SUPPLIED MATERIAL:
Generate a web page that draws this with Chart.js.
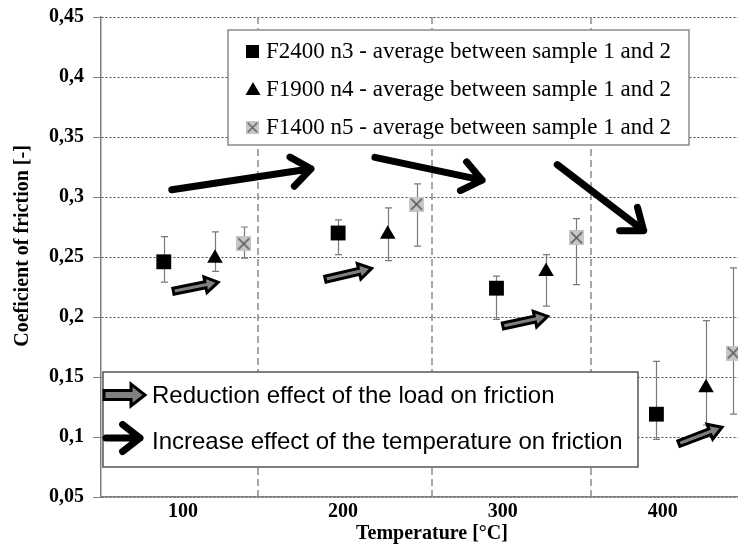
<!DOCTYPE html>
<html>
<head>
<meta charset="utf-8">
<script src="https://cdn.jsdelivr.net/npm/chart.js@4.4.1/dist/chart.umd.min.js"></script>
<style>
  html, body { margin: 0; padding: 0; background: #fff; }
</style>
</head>
<body>
<canvas id="coef" width="738" height="544"></canvas>
<script>
// axis ticks
const xTickValues = [100, 200, 300, 400];
const xTickLabels = ['100', '200', '300', '400'];
const yTickLabels = ['0,05', '0,1', '0,15', '0,2', '0,25', '0,3', '0,35', '0,4', '0,45'];

// F2400 n3 (squares): x position, average, error bar low / high
const xF2400 = [88, 197, 296, 396];
const yF2400 = [0.246, 0.270, 0.224, 0.119];
const loF2400 = [0.229, 0.252, 0.198, 0.098];
const hiF2400 = [0.267, 0.281, 0.234, 0.163];

// F1900 n4 (triangles)
const xF1900 = [120, 228, 327, 427];
const yF1900 = [0.249, 0.269, 0.238, 0.141];
const loF1900 = [0.238, 0.247, 0.209, 0.110];
const hiF1900 = [0.271, 0.291, 0.252, 0.197];

// F1400 n5 (grey boxes with x)
const xF1400 = [138, 246, 346, 444];
const yF1400 = [0.261, 0.294, 0.266, 0.170];
const loF1400 = [0.249, 0.259, 0.227, 0.119];
const hiF1400 = [0.275, 0.311, 0.282, 0.241];

// dashed separators between temperature groups
const dividerX = [147, 256, 355];

// annotation arrows [x1, y1, x2, y2] in data units
const tempArrows = [
  [93, 0.306, 180, 0.3235],
  [220, 0.333, 287, 0.314],
  [334, 0.327, 388, 0.272]
];
const loadArrows = [
  [94, 0.2215, 122, 0.229],
  [189, 0.2315, 218, 0.2405],
  [300, 0.1925, 328, 0.2005],
  [410, 0.0945, 437, 0.1082]
];

const legendTop = ['F2400 n3 - average between sample 1 and 2',
                   'F1900 n4 - average between sample 1 and 2',
                   'F1400 n5 - average between sample 1 and 2'];
const legendBottom = ['Reduction effect of the load on friction',
                      'Increase effect of the temperature on friction'];
const xTitle = 'Temperature [°C]';
const yTitle = 'Coeficient of friction [-]';

const serif = '"Liberation Serif", "Times New Roman", serif';
const sans = '"Liberation Sans", Arial, sans-serif';

function crossMarker(size) {
  const c = document.createElement('canvas');
  c.width = size; c.height = size;
  const g = c.getContext('2d');
  g.fillStyle = '#c6c6c6';
  g.fillRect(0, 0, size, size);
  g.strokeStyle = '#595959';
  g.lineWidth = 1.6;
  g.beginPath();
  g.moveTo(2, 2); g.lineTo(size - 2, size - 2);
  g.moveTo(size - 2, 2); g.lineTo(2, size - 2);
  g.stroke();
  return c;
}
const crossImg = crossMarker(15);

function pts(xs, ys) {
  return xs.map((x, i) => ({x: x, y: ys[i]}));
}

function bigArrow(ctx, x1, y1, x2, y2, lw, head) {
  const ang = Math.atan2(y2 - y1, x2 - x1), w = 0.66;
  ctx.lineWidth = lw;
  ctx.lineCap = 'round';
  ctx.lineJoin = 'round';
  ctx.strokeStyle = '#000';
  ctx.beginPath();
  ctx.moveTo(x1, y1);
  ctx.lineTo(x2, y2);
  ctx.moveTo(x2 - head * Math.cos(ang - w), y2 - head * Math.sin(ang - w));
  ctx.lineTo(x2, y2);
  ctx.lineTo(x2 - head * Math.cos(ang + w), y2 - head * Math.sin(ang + w));
  ctx.stroke();
}

function blockArrow(ctx, x1, y1, x2, y2, hs, hh, hl) {
  const ang = Math.atan2(y2 - y1, x2 - x1);
  const len = Math.hypot(x2 - x1, y2 - y1);
  ctx.save();
  ctx.translate(x1, y1);
  ctx.rotate(ang);
  ctx.beginPath();
  ctx.moveTo(0, -hs);
  ctx.lineTo(len - hl, -hs);
  ctx.lineTo(len - hl, -hh);
  ctx.lineTo(len, 0);
  ctx.lineTo(len - hl, hh);
  ctx.lineTo(len - hl, hs);
  ctx.lineTo(0, hs);
  ctx.closePath();
  ctx.fillStyle = '#808080';
  ctx.fill();
  ctx.lineWidth = 3;
  ctx.lineJoin = 'miter';
  ctx.strokeStyle = '#000';
  ctx.stroke();
  ctx.restore();
}

const series = [
  {x: xF2400, lo: loF2400, hi: hiF2400},
  {x: xF1900, lo: loF1900, hi: hiF1900},
  {x: xF1400, lo: loF1400, hi: hiF1400}
];

const extras = {
  id: 'extras',
  beforeDatasetsDraw(chart) {
    const ctx = chart.ctx, a = chart.chartArea;
    const sx = chart.scales.x, sy = chart.scales.y;
    ctx.save();
    // vertical dashed separators
    ctx.strokeStyle = '#8c8c8c';
    ctx.lineWidth = 1.5;
    ctx.setLineDash([7, 4]);
    dividerX.forEach(v => {
      const x = Math.round(sx.getPixelForValue(v));
      ctx.beginPath();
      ctx.moveTo(x, a.top);
      ctx.lineTo(x, a.bottom);
      ctx.stroke();
    });
    ctx.setLineDash([]);
    // error bars
    ctx.strokeStyle = '#7a7a7a';
    ctx.lineWidth = 1.2;
    series.forEach(s => {
      s.x.forEach((xv, i) => {
        const x = Math.round(sx.getPixelForValue(xv)) + 0.5;
        const t = sy.getPixelForValue(s.hi[i]), b = sy.getPixelForValue(s.lo[i]);
        ctx.beginPath();
        ctx.moveTo(x, t); ctx.lineTo(x, b);
        ctx.moveTo(x - 3.5, t); ctx.lineTo(x + 3.5, t);
        ctx.moveTo(x - 3.5, b); ctx.lineTo(x + 3.5, b);
        ctx.stroke();
      });
    });
    ctx.restore();
  },
  afterDatasetsDraw(chart) {
    const ctx = chart.ctx;
    const sx = chart.scales.x, sy = chart.scales.y;
    ctx.save();
    tempArrows.forEach(r => {
      bigArrow(ctx, sx.getPixelForValue(r[0]), sy.getPixelForValue(r[1]),
               sx.getPixelForValue(r[2]), sy.getPixelForValue(r[3]), 7, 24);
    });
    loadArrows.forEach(r => {
      blockArrow(ctx, sx.getPixelForValue(r[0]), sy.getPixelForValue(r[1]),
                 sx.getPixelForValue(r[2]), sy.getPixelForValue(r[3]), 3, 8, 13);
    });
    ctx.restore();
  },
  afterDraw(chart) {
    const ctx = chart.ctx;
    ctx.save();
    // axis titles
    ctx.fillStyle = '#000';
    ctx.font = 'bold 20px ' + serif;
    ctx.textAlign = 'center';
    ctx.textBaseline = 'middle';
    ctx.fillText(xTitle, 432, 534);
    ctx.save();
    ctx.translate(23, 246);
    ctx.rotate(-Math.PI / 2);
    ctx.fillText(yTitle, 0, 0);
    ctx.restore();

    // series legend
    ctx.fillStyle = '#fff';
    ctx.fillRect(228, 30, 461, 115);
    ctx.strokeStyle = '#8a8a8a';
    ctx.lineWidth = 1.5;
    ctx.strokeRect(228, 30, 461, 115);
    const rows = [51, 89, 127];
    ctx.fillStyle = '#000';
    ctx.fillRect(246, rows[0] - 6, 13, 13);
    ctx.beginPath();
    ctx.moveTo(253, rows[1] - 7); ctx.lineTo(260.5, rows[1] + 6); ctx.lineTo(245.5, rows[1] + 6);
    ctx.closePath();
    ctx.fill();
    ctx.drawImage(crossImg, 246, rows[2] - 6, 13, 13);
    ctx.font = '23px ' + serif;
    ctx.textAlign = 'left';
    ctx.fillStyle = '#000';
    legendTop.forEach((t, i) => ctx.fillText(t, 266, rows[i] + 1));

    // arrow legend
    ctx.fillStyle = '#fff';
    ctx.fillRect(103, 372, 535, 95);
    ctx.strokeStyle = '#555';
    ctx.lineWidth = 1.5;
    ctx.strokeRect(103, 372, 535, 95);
    blockArrow(ctx, 104, 395, 145, 395, 4.5, 11, 14);
    bigArrow(ctx, 106, 438, 140, 438, 7, 22);
    ctx.font = '24px ' + sans;
    ctx.fillStyle = '#000';
    ctx.fillText(legendBottom[0], 152, 396);
    ctx.fillText(legendBottom[1], 152, 442);
    ctx.restore();
  }
};

const context = document.getElementById('coef').getContext('2d');
new Chart(context, {
  type: 'scatter',
  data: {
    datasets: [
      {
        label: 'F2400 n3',
        data: pts(xF2400, yF2400),
        pointStyle: 'rect',
        pointRadius: 10.5,
        pointBackgroundColor: '#000',
        pointBorderWidth: 0
      },
      {
        label: 'F1900 n4',
        data: pts(xF1900, yF1900),
        pointStyle: 'triangle',
        pointRadius: 9,
        pointBackgroundColor: '#000',
        pointBorderWidth: 0
      },
      {
        label: 'F1400 n5',
        data: pts(xF1400, yF1400),
        pointStyle: crossImg,
        pointRadius: 8,
        pointBorderWidth: 0
      }
    ]
  },
  options: {
    responsive: false,
    animation: false,
    events: [],
    layout: {autoPadding: false, padding: {top: 17, right: 0, bottom: 0, left: 0}},
    plugins: {legend: {display: false}, tooltip: {enabled: false}},
    scales: {
      x: {
        type: 'linear',
        min: 48.75,
        max: 447,
        afterBuildTicks: s => { s.ticks = xTickValues.map(v => ({value: v})); },
        afterFit: s => { s.height = 47; s.paddingLeft = 0; s.paddingRight = 0; },
        grid: {display: false, drawTicks: false},
        border: {display: true, color: '#7f7f7f', width: 1.5},
        ticks: {
          padding: 3,
          color: '#000',
          font: {family: serif, size: 20, weight: 'bold'},
          callback: (v, i) => xTickLabels[i]
        }
      },
      y: {
        min: 0.05,
        max: 0.45,
        afterFit: s => { s.width = 101; s.paddingTop = 0; s.paddingBottom = 0; },
        grid: {color: '#4d4d4d', lineWidth: 1, tickColor: '#7f7f7f', tickLength: 8},
        border: {display: true, color: '#7f7f7f', width: 1.5, dash: [2, 2]},
        ticks: {
          stepSize: 0.05,
          padding: 9,
          color: '#000',
          font: {family: serif, size: 20, weight: 'bold'},
          callback: (v, i) => yTickLabels[i]
        }
      }
    }
  },
  plugins: [extras]
});
</script>
</body>
</html>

TO BE DONE:
Your task is to reproduce exactly the lines from the start of the data above through the line containing "const hiF1400 = [0.275, 0.311, 0.282, 0.241];", leaving every picture out.

SOLVED PROBLEM:
Generate a web page that draws this with Chart.js.
<!DOCTYPE html>
<html>
<head>
<meta charset="utf-8">
<script src="https://cdn.jsdelivr.net/npm/chart.js@4.4.1/dist/chart.umd.min.js"></script>
<style>
  html, body { margin: 0; padding: 0; background: #fff; }
</style>
</head>
<body>
<canvas id="coef" width="738" height="544"></canvas>
<script>
// axis ticks
const xTickValues = [100, 200, 300, 400];
const xTickLabels = ['100', '200', '300', '400'];
const yTickLabels = ['0,05', '0,1', '0,15', '0,2', '0,25', '0,3', '0,35', '0,4', '0,45'];

// F2400 n3 (squares): x position, average, error bar low / high
const xF2400 = [88, 197, 296, 396];
const yF2400 = [0.246, 0.270, 0.224, 0.119];
const loF2400 = [0.229, 0.252, 0.198, 0.098];
const hiF2400 = [0.267, 0.281, 0.234, 0.163];

// F1900 n4 (triangles)
const xF1900 = [120, 228, 327, 427];
const yF1900 = [0.249, 0.269, 0.238, 0.141];
const loF1900 = [0.238, 0.247, 0.209, 0.110];
const hiF1900 = [0.271, 0.291, 0.252, 0.197];

// F1400 n5 (grey boxes with x)
const xF1400 = [138, 246, 346, 444];
const yF1400 = [0.261, 0.294, 0.266, 0.170];
const loF1400 = [0.249, 0.259, 0.227, 0.119];
const hiF1400 = [0.275, 0.311, 0.282, 0.241];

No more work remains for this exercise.